Roles of Cu codoping and oxygen vacancies on ferromagnetism in In₂O₃:Fe

The electronic structures and the ferromagnetic (FM) stability in In₂O₃:Fe (IFO) with additional Cu and oxygen vacancy (V_O) doping have been investigated using first-principles calculations within the framework of density-functional theory. It is found that pure IFO has an antiferromagnetic ground state, but the existence of V_O or with Cu codoping could lead to a weak FM coupling in IFO system for some special configurations.
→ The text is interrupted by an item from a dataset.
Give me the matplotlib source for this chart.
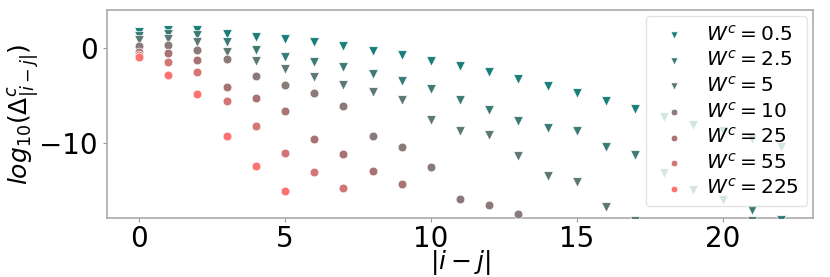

The stability of the ferromagnetism is greatly enhanced by the coexistence of V_O and Cu codoping in IFO system. We demonstrate that the role of Cu ions is to act as superexchange mediators causing an indirect FM coupling between Fe cations through the hybridization of the Cu 3d states with the O 2p states. The delocalized hybridization consisted of Fe 3d, O 2p, and Cu 3d is found to be very efficient to mediate the FM exchange interaction. In favor of the FM state, Cu ions prefer to locate adjacent to the Fe ions in order to form Fe1-O1-Cu-O2-Fe2 coupling chain. The results of our calculations suggest the possibility of fabricating In₂O₃ based transparent spintronics by (Fe, Cu) codoping in a reduced growth ambient.